At one restaurant bungalow we went to one night we realised that out of the 8 occupied tables we were the only 'normal couple', all the other tables were western guy - Thai girl couples. So it's very prolific.

At Patong beach you can get henna tattooed or get a massage right on the beach. There are also hundreds of tuk-tuk taxis vying for business. But oddly the tuk-tuks are really expensive, in fact the only really expensive thing in Thailand and they refuse to bargain. They have a set price and they remain largely empty. You can actually bargain a little with a car taxi, so you can get a comfortable air-conditioned car, and pay less than for a bumpy tuk-tuk ride. There's simply no logic to it...?

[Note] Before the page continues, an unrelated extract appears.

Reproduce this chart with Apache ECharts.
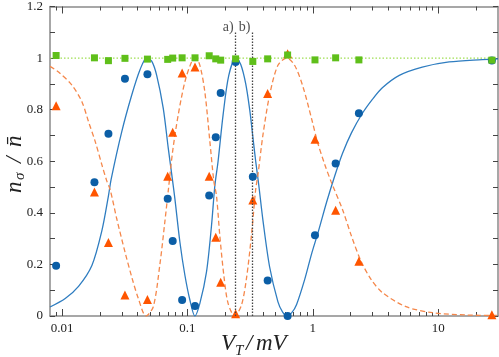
<!DOCTYPE html>
<html>
<head>
<meta charset="utf-8">
<script src="https://cdn.jsdelivr.net/npm/echarts@6/dist/echarts.min.js"></script>
<style>
  html, body { margin: 0; padding: 0; background: #fff; }
  #chart { width: 499px; height: 357px; }
</style>
</head>
<body>
<div id="chart"></div>
<script>
  // measured points, V_T in mV
  const vt = [0.00895, 0.0181, 0.0234, 0.0317, 0.0479, 0.0695, 0.0762, 0.0906, 0.1148, 0.149,
              0.168, 0.184, 0.242, 0.332, 0.436, 0.629, 1.04, 1.52, 2.33, 26.8]
  const nUp = [0.195, 0.519, 0.707, 0.920, 0.937, 0.455, 0.291, 0.062, 0.039, 0.467,
               0.693, 0.865, 0.985, 0.540, 0.138, 0.0, 0.313, 0.591, 0.786, 0.991]
  const nDown = [0.815, 0.481, 0.285, 0.081, 0.064, 0.542, 0.712, 0.942, 0.965, 0.542,
                 0.305, 0.131, 0.009, 0.450, 0.863, 1.017, 0.685, 0.410, 0.212, 0.005]
  const nSum = [1.010, 1.001, 0.990, 0.999, 0.996, 0.995, 1.000, 1.001, 1.001, 1.009,
                0.997, 0.992, 0.997, 0.987, 0.997, 1.012, 0.993, 1.001, 0.993, 0.992]

  // theory curves
  const upFitV = [0.008, 0.01058, 0.01351, 0.01727, 0.02073, 0.02339, 0.02459, 0.0299, 0.03591, 0.0418,
                  0.04726, 0.05181, 0.05678, 0.06407, 0.07022, 0.07611, 0.07939, 0.08701, 0.09535, 0.1045,
                  0.1145, 0.1255, 0.1418, 0.1554, 0.1652, 0.1754, 0.1923, 0.2135, 0.2427, 0.266,
                  0.2915, 0.3135, 0.3313, 0.35, 0.3699, 0.4001, 0.4522, 0.5267, 0.5741, 0.621,
                  0.677, 0.742, 0.859, 0.976, 1.11, 1.285, 1.488, 1.723, 2.032, 2.486,
                  2.985, 3.585, 4.894, 7.46, 12.23, 22.4, 30]
  const upFitN = [0.035, 0.068, 0.115, 0.196, 0.33, 0.465, 0.53, 0.715, 0.857, 0.955,
                  1.0, 0.988, 0.933, 0.805, 0.651, 0.523, 0.453, 0.286, 0.158, 0.062,
                  0.0, 0.049, 0.171, 0.35, 0.504, 0.6, 0.78, 0.933, 1.0, 0.975,
                  0.9, 0.8, 0.7, 0.6, 0.51, 0.37, 0.19, 0.055, 0.015, 0.0,
                  0.012, 0.045, 0.14, 0.24, 0.33, 0.44, 0.54, 0.63, 0.71, 0.786,
                  0.84, 0.885, 0.933, 0.965, 0.985, 0.994, 0.997]
  const downFitV = [0.008, 0.00936, 0.01197, 0.01437, 0.01622, 0.01834, 0.02073, 0.02272, 0.02413, 0.02729,
                    0.03177, 0.03591, 0.04053, 0.04668, 0.05335, 0.06033, 0.0661, 0.07022, 0.07611, 0.08433,
                    0.09535, 0.1078, 0.116, 0.1255, 0.1375, 0.1508, 0.1622, 0.1704, 0.181, 0.1949,
                    0.2108, 0.2382, 0.2694, 0.2953, 0.3236, 0.35, 0.3651, 0.4001, 0.4522, 0.5267,
                    0.621, 0.7152, 0.8327, 0.9712, 1.096, 1.239, 1.401, 1.733, 2.032, 2.427,
                    2.931, 3.606, 5.534, 9.01, 16.61, 30]
  const downFitN = [0.968, 0.946, 0.895, 0.831, 0.754, 0.677, 0.587, 0.523, 0.491, 0.376,
                    0.247, 0.151, 0.068, 0.0, 0.036, 0.203, 0.369, 0.485, 0.638, 0.78,
                    0.908, 0.985, 1.0, 0.972, 0.869, 0.677, 0.523, 0.465, 0.312, 0.158,
                    0.049, 0.0, 0.042, 0.145, 0.312, 0.491, 0.549, 0.703, 0.857, 0.972,
                    1.0, 0.972, 0.89, 0.77, 0.67, 0.59, 0.52, 0.41, 0.31, 0.212,
                    0.14, 0.09, 0.036, 0.013, 0.004, 0.002]
  const sumFitV = [0.008, 30]
  const sumFitN = [1, 1]

  // vertical markers a) and b)
  const markNames = ['a)', 'b)']
  const markV = [0.242, 0.33]
  const markTop = 1.1

  // axes
  const xMin = 0.008
  const xMax = 30
  const xMajor = [0.01, 0.1, 1, 10]
  const xMajorLabels = ['0.01', '0.1', '1', '10']
  const xMinor = [0.009, 0.02, 0.03, 0.04, 0.05, 0.06, 0.07, 0.08, 0.09,
                  0.2, 0.3, 0.4, 0.5, 0.6, 0.7, 0.8, 0.9,
                  2, 3, 4, 5, 6, 7, 8, 9, 20]
  const yLabels = [0, 0.2, 0.4, 0.6, 0.8, 1, 1.2]

  const FONT = '"Liberation Serif", "DejaVu Serif", serif'
  const lg = v => Math.log10(v)
  const pairs = (xs, ys) => xs.map((x, i) => [lg(x), ys[i]])

  const frame = '#8a8a8a'
  const tickCol = '#444'

  function xAxisOf (pos, ticks, len, withLine, withLabel) {
    return {
      type: 'value', position: pos, min: lg(xMin), max: lg(xMax),
      axisLine: { show: withLine, onZero: false, lineStyle: { color: frame, width: 1.5 } },
      axisTick: { show: true, inside: true, length: len, customValues: ticks.map(lg),
                  lineStyle: { color: tickCol, width: 1 } },
      axisLabel: withLabel ? {
        show: true, customValues: xMajor.map(lg), margin: 6,
        fontFamily: FONT, fontSize: 13, color: '#222',
        formatter: v => xMajorLabels[xMajor.findIndex(t => Math.abs(lg(t) - v) < 1e-6)] || ''
      } : { show: false },
      splitLine: { show: false }
    }
  }

  function yAxisOf (pos, withLabel) {
    return {
      type: 'value', position: pos, min: 0, max: 1.2, interval: 0.1,
      axisLine: { show: true, onZero: false, lineStyle: { color: frame, width: 1.5 } },
      axisTick: { show: true, inside: true, length: 5, lineStyle: { color: tickCol, width: 1 } },
      axisLabel: withLabel ? {
        show: true, customValues: yLabels, margin: 7,
        fontFamily: FONT, fontSize: 13, color: '#222',
        formatter: v => String(+v.toFixed(1))
      } : { show: false },
      splitLine: { show: false }
    }
  }

  const mathFont = size => 'italic ' + size + 'px ' + FONT

  const chart = echarts.init(document.getElementById('chart'), null, { renderer: 'canvas' })
  const option = {
    animation: false,
    backgroundColor: '#fff',
    grid: { left: 50, right: 1, top: 4, bottom: 41 },
    xAxis: [
      xAxisOf('bottom', xMajor, 7, true, true),
      xAxisOf('bottom', xMinor, 4, false, false),
      xAxisOf('top', xMajor, 7, true, false),
      xAxisOf('top', xMinor, 4, false, false)
    ],
    yAxis: [yAxisOf('left', true), yAxisOf('right', false)],
    graphic: [
      { type: 'text', left: 221, top: 332, style: { text: 'V', font: mathFont(23), fill: '#222' } },
      { type: 'text', left: 235, top: 344, style: { text: 'T', font: mathFont(15), fill: '#222' } },
      { type: 'text', left: 246, top: 332, style: { text: '/', font: mathFont(23), fill: '#222' } },
      { type: 'text', left: 256, top: 332, style: { text: 'mV', font: mathFont(23), fill: '#222' } },
      {
        type: 'group', x: 3, y: 193, rotation: Math.PI / 2,
        children: [
          { type: 'text', x: 0, y: 0, style: { text: 'n', font: mathFont(23), fill: '#222' } },
          { type: 'text', x: 13, y: 10, style: { text: 'σ', font: mathFont(15), fill: '#222' } },
          { type: 'text', x: 30, y: 0, style: { text: '/', font: mathFont(23), fill: '#222' } },
          { type: 'text', x: 46, y: 0, style: { text: 'n\u0304', font: mathFont(23), fill: '#222' } }
        ]
      }
    ],
    series: [
      {
        name: 'up fit', type: 'line', data: pairs(upFitV, upFitN), smooth: 0.3,
        showSymbol: false, z: 2, lineStyle: { color: '#2f7dc0', width: 1.3 }
      },
      {
        name: 'down fit', type: 'line', data: pairs(downFitV, downFitN), smooth: 0.3,
        showSymbol: false, z: 2, lineStyle: { color: '#f5874a', width: 1.3, type: [5, 3] }
      },
      {
        name: 'sum fit', type: 'line', data: pairs(sumFitV, sumFitN),
        showSymbol: false, z: 2, lineStyle: { color: '#9fe052', width: 1.2, type: [1.5, 2] }
      },
      {
        name: 'marks', type: 'scatter', symbolSize: 0, z: 3,
        data: markV.map((v, i) => ({ value: [lg(v), markTop], name: markNames[i] })),
        label: {
          show: true, position: 'left', distance: 2, offset: [0, -5],
          formatter: p => p.name, fontFamily: FONT, fontSize: 14, color: '#222'
        },
        markLine: {
          silent: true, symbol: 'none', label: { show: false },
          lineStyle: { color: '#444', width: 1.3, type: [1.5, 1.5] },
          data: markV.map(v => [{ coord: [lg(v), 0] }, { coord: [lg(v), markTop] }])
        }
      },
      {
        name: 'down', type: 'scatter', symbol: 'triangle', symbolSize: 9, z: 4,
        data: pairs(vt, nDown), itemStyle: { color: '#ff5500', opacity: 1 }
      },
      {
        name: 'up', type: 'scatter', symbol: 'circle', symbolSize: 8, z: 5,
        data: pairs(vt, nUp), itemStyle: { color: '#0b5ea6', opacity: 1 }
      },
      {
        name: 'sum', type: 'scatter', symbol: 'rect', symbolSize: 7, z: 6,
        data: pairs(vt, nSum), itemStyle: { color: '#5fbf1a', opacity: 1 }
      }
    ]
  }
  chart.setOption(option)
</script>
</body>
</html>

While the actual beach at Patong is nicer and sportier, we felt it was a bit crowded and spoiled, and with the jet skis and speedboats around the water was emanating a distinct diesel smell. Detracts a bit from the idyllic image. All in all we found Patong interesting, and might have been a good nightlife spot, but we were glad we weren't staying there. In fact we decided we couldn't think of anyway to improve our spot, which was just perfect for us.

We had walked and walked so much by then that my blisters were starting to get blisters. So I quickly found a sandal shop, and I luckily found some simple leather sandals that miraculously fit comfortably *and* avoided all my blistered areas. I simply had to buy them, and pretty much lived in them for the rest of the trip. Richard got a size 11 pair of 'Diesel' slip-slips too. Both cost R120. I would have paid much more though :) We were getting quite good at the bargaining thing too.
About half the locals speak a little English, but every single vendor has a calculator so you simply bargain by putting a price on the calculator. They laugh at you and then put their price in. This goes on until you agree to a price somewhere in the middle - or you walk away when the price can suddenly drop by magnitudes!
Depending on how ridiculous their starting price is you can get 40-80% off their original price with a bit off effort. I found that shopping around a bit allowed you to get an indication of how much things should cost, and then you decide what you are prepared to pay, and go with that.

We found you can bargain all bought goods and services except, food, massages or tuk-tuks, and taxi's only allow slight bargaining, and there are some fixed price shops. So if items are properly price tagged, than that's the price. But at all the stalls they look at you, suss up how much money they think you have and how gullible you are and how much they think you want something, and you get your very own personalities inflated price *LOL*.

Examples of general prices to expect (converted):
Can of coke R2.15
Plate of Thai style fried noodles and chicken R4 - R8 - from street vendors/bungalows.
Beer in a pub R8 - 12
Beer at 7Eleven R5.8
T-Shirt R16 - R30
Sarong R16 - 25
Men's T-shirt R20 -R35
Full day trip to an island (by speedboat with lunch, snorkelling, and hotel transfers) R270
Coconut cooler cocktail served in the pool at the pool bar R16
125cc motorbike hire for 24hrs R25
Tuk-tuk ride from one beach to another R50! <--- See what I mean?

It's actually amazingly affordable once you are there.